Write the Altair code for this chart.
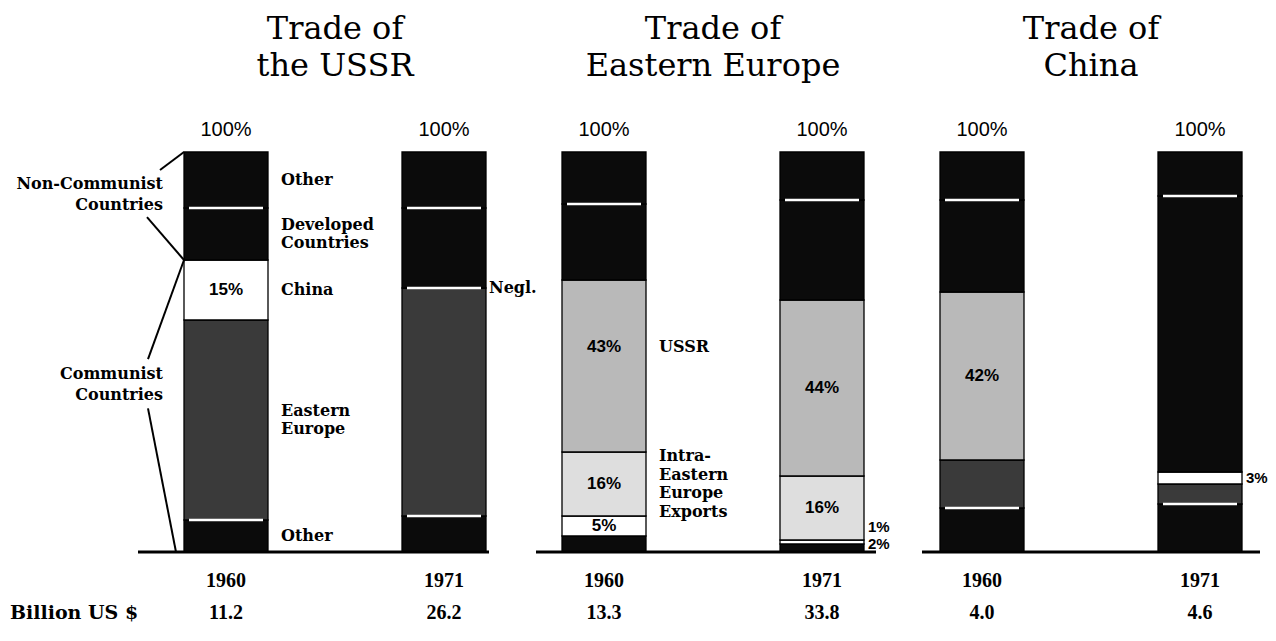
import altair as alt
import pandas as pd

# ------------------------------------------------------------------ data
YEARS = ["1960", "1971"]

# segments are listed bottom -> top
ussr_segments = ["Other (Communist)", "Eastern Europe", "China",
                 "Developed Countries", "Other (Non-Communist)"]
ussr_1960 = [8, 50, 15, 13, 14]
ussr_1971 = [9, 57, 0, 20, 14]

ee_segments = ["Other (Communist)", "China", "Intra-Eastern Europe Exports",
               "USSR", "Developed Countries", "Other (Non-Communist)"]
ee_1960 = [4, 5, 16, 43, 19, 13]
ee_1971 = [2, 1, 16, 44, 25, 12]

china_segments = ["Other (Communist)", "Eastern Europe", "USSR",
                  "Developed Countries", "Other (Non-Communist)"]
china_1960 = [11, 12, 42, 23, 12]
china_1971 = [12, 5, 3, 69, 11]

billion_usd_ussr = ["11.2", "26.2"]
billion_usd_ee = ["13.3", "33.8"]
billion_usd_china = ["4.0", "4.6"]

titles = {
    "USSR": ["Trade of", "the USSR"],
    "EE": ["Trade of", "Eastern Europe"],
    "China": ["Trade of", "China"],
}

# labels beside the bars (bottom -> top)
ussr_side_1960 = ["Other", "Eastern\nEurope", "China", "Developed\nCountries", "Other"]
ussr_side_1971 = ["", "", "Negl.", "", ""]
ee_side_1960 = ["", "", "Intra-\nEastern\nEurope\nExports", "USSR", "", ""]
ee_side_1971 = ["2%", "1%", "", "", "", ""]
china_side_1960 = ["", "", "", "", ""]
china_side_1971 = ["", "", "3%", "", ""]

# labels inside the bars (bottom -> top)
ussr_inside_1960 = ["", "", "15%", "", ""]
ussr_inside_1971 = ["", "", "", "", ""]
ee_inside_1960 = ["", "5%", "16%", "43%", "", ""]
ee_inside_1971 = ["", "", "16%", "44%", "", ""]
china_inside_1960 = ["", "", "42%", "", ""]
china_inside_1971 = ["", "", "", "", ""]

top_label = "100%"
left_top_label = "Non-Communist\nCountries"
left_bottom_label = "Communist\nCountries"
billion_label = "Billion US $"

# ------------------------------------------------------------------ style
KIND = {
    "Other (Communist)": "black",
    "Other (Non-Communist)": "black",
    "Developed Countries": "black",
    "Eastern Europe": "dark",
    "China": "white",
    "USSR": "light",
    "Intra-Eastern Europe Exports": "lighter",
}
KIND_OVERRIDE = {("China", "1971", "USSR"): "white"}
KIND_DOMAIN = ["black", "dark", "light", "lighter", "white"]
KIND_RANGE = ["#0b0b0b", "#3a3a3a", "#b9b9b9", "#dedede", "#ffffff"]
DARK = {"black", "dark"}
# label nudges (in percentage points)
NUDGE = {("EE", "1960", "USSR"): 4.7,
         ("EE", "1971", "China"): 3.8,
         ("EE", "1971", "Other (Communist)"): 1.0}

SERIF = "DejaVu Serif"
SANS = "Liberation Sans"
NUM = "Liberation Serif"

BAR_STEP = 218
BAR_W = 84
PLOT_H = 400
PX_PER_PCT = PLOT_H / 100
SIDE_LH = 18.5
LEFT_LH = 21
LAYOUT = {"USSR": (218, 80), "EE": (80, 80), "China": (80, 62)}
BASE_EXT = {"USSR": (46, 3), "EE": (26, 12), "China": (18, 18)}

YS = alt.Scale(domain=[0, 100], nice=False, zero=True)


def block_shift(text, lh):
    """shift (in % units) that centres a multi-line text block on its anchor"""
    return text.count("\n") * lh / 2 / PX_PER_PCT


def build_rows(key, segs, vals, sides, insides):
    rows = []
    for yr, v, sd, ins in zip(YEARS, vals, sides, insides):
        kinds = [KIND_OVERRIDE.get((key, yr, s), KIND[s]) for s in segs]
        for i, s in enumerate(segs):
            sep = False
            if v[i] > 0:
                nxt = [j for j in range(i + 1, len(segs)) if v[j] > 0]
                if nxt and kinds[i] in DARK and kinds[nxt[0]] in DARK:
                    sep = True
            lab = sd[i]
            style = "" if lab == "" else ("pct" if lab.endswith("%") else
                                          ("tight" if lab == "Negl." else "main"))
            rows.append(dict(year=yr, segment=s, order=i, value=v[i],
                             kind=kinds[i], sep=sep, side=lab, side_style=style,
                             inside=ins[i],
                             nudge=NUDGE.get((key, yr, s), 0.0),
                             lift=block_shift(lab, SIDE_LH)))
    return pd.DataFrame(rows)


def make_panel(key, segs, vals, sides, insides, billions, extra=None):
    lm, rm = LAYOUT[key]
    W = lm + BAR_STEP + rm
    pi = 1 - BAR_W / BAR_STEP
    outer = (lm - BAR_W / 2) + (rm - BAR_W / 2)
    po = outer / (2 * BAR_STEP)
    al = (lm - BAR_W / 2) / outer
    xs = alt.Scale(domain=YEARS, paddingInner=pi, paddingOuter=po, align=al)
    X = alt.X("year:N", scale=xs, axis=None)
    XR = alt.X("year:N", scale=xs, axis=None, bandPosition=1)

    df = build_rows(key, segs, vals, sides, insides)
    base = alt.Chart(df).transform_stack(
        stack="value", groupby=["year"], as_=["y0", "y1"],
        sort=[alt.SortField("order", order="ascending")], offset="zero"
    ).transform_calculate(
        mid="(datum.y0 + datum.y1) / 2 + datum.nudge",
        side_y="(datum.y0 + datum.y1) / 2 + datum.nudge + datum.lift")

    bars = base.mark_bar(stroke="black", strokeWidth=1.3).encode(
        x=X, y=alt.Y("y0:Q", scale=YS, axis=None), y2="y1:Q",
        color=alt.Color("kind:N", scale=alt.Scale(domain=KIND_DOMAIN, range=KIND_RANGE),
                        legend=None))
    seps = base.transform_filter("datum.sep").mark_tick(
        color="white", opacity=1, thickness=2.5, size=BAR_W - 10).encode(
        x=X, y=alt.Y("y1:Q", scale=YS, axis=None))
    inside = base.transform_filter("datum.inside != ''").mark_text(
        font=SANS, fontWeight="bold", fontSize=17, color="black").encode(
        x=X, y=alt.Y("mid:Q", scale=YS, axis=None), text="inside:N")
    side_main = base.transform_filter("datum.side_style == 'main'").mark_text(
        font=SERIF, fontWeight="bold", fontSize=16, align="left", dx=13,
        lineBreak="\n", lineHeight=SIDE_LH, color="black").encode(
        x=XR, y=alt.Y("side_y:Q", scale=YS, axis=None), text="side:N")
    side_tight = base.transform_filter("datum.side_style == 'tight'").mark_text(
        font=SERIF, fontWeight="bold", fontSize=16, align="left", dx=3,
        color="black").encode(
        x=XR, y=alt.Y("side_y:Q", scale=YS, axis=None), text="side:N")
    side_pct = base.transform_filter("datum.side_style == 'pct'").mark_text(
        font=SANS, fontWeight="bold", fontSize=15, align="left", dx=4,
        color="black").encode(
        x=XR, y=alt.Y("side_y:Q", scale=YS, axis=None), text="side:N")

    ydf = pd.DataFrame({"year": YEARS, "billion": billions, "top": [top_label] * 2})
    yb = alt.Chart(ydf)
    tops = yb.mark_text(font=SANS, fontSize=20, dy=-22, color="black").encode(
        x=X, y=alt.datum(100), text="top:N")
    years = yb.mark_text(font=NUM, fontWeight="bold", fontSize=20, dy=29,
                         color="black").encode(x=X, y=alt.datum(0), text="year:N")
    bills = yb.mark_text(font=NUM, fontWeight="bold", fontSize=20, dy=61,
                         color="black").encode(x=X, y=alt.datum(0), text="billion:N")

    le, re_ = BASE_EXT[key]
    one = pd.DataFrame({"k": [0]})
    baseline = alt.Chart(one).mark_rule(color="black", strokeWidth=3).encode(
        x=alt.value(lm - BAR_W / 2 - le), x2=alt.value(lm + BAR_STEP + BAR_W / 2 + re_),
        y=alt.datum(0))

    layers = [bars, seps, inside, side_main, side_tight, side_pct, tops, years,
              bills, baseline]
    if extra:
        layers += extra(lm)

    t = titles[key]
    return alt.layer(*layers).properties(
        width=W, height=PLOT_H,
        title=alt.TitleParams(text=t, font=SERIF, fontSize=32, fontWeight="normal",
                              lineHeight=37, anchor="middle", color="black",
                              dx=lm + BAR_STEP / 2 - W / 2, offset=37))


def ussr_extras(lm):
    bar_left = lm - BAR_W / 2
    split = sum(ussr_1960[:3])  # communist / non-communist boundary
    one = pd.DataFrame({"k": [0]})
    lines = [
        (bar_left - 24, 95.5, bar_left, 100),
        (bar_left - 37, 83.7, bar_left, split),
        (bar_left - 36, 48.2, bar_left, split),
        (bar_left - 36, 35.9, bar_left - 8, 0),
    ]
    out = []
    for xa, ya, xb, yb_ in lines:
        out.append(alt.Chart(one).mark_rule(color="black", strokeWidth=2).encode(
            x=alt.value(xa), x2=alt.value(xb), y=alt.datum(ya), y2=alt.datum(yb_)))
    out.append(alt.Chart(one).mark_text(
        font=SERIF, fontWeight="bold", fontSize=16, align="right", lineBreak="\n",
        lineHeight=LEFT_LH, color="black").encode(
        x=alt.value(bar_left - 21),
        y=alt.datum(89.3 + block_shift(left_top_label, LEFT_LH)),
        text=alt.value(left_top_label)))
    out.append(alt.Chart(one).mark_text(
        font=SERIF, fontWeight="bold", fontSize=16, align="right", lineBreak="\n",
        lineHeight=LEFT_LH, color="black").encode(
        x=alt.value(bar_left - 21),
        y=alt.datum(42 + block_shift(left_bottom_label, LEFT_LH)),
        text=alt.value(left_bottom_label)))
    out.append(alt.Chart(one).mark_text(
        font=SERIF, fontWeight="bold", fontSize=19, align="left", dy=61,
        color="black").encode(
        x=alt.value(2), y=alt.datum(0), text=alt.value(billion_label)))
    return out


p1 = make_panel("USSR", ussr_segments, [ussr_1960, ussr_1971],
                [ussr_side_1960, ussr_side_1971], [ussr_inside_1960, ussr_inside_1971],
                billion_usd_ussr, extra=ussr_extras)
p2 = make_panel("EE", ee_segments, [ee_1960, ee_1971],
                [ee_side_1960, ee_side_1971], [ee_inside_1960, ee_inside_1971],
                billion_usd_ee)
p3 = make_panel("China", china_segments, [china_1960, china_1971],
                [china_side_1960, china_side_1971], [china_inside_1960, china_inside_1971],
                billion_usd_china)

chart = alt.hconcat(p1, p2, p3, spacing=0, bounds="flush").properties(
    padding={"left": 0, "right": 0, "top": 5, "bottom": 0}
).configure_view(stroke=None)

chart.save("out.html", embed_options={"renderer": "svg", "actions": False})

## Required work
Repeat the listing above from its first line through the line that contains "ussr_1971 = [9, 57, 0, 20, 14]", both included, and nothing more. Drop the pictures.

## Solution for this task
Write the Altair code for this chart.
import altair as alt
import pandas as pd

# ------------------------------------------------------------------ data
YEARS = ["1960", "1971"]

# segments are listed bottom -> top
ussr_segments = ["Other (Communist)", "Eastern Europe", "China",
                 "Developed Countries", "Other (Non-Communist)"]
ussr_1960 = [8, 50, 15, 13, 14]
ussr_1971 = [9, 57, 0, 20, 14]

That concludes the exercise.